Terbongkar Pengakuan Dedi Mulyadi soal Agama dan Ajaran Sunda Wiwitan: Itu kan dari Leluhur Saya tapi…
- Tim tvOne/Cepi Kurnia
tvOnenews.com, Jakarta – Gubernur Jawa Barat Dedi Mulyadi terus menjadi sorotan publik nasional lewat kebijakan-kebijakan nyentriknya. Selain kebijakannya, pria yang akrab disapa KDM itu juga nyentrik dalam berpakaian.
Ia selalu mengenakan pakaian serba putih dengan ikat kepala yang juga berwarna putih. Gaya berpakaiannya itu pun memantik tanda tanya banyak pihak.
Dalam sebuah video singkat yang diunggah di kanal YouTube Percaya Gak Percaya, Dedi secara terbuka mengakui dirinya sebagai pengikut ajaran Sunda Wiwitan, khususnya dalam aspek etika lingkungan.
- Antara
“Saya ini dari sisi etika lingkungan pengikut ajaran Sunda Wiwitan, yaitu ajaran yang mengajarkan mata air harus dijaga, pohon harus ditanam, gunung tidak boleh ditambang... rumah harus julang ngapak... Kan itu ajaran leluhur saya, dari sisi lingkungan,” ungkap Dedi dalam video tersebut.
Dedi menegaskan bahwa ajaran Sunda Wiwitan merupakan bagian dari warisan leluhur asli masyarakat Sunda. Namun, dalam pernyataan yang cukup mengejutkan, ia juga mengatakan, “Nah, tapi dari sisi syari, agama saya pengikut ajaran Islam, KTP-nya Islam. Walaupun saya belum Islam.”
Baru-baru ini beberapa kebijakan Dedi Mulyadi selama memimpin Jawa Barat juga menuai pro dan kontra, seperti wacana pemberian syarat vasektomi bagi penerima bantuan sosial serta pendirian barak pendidikan militer untuk siswa yang dianggap nakal.

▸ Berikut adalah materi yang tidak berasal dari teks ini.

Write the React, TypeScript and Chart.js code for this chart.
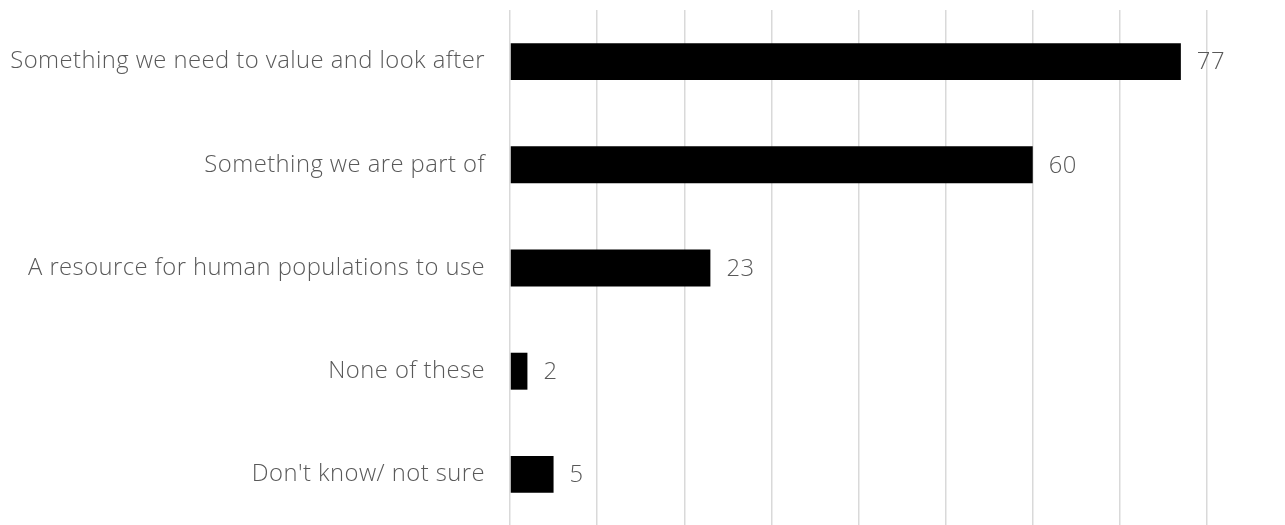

Meski begitu, popularitas Dedi tetap tinggi. Dalam Pilgub Jabar 2024, ia meraih kemenangan telak dengan perolehan suara sebesar 62,22 persen atau 14.130.192 suara, membuktikan bahwa gaya kepemimpinannya yang membumi dan blusukan ke desa-desa masih mendapat tempat di hati rakyat.
- Tangkapan layar
Dari Anak Petani ke Kursi Gubernur
Lahir di Subang pada 11 April 1971 dari keluarga sederhana, Dedi dibesarkan dalam kondisi serba terbatas. Sang ayah, Ahmad Suryana, adalah purnawirawan tentara yang harus berhenti bertugas karena sakit misterius. Ibunya, Karsiti, kemudian menjadi buruh tani untuk menyambung hidup keluarga.
Sejak kecil, Dedi sudah terbiasa hidup prihatin. Ia pernah berjualan es mambo, menggembala domba, hingga menjadi kuli pikul batu bata demi bisa sekolah. Ketekunannya membuahkan hasil ketika ia berhasil kuliah di STIH Purwakarta sambil bekerja menjual gorengan.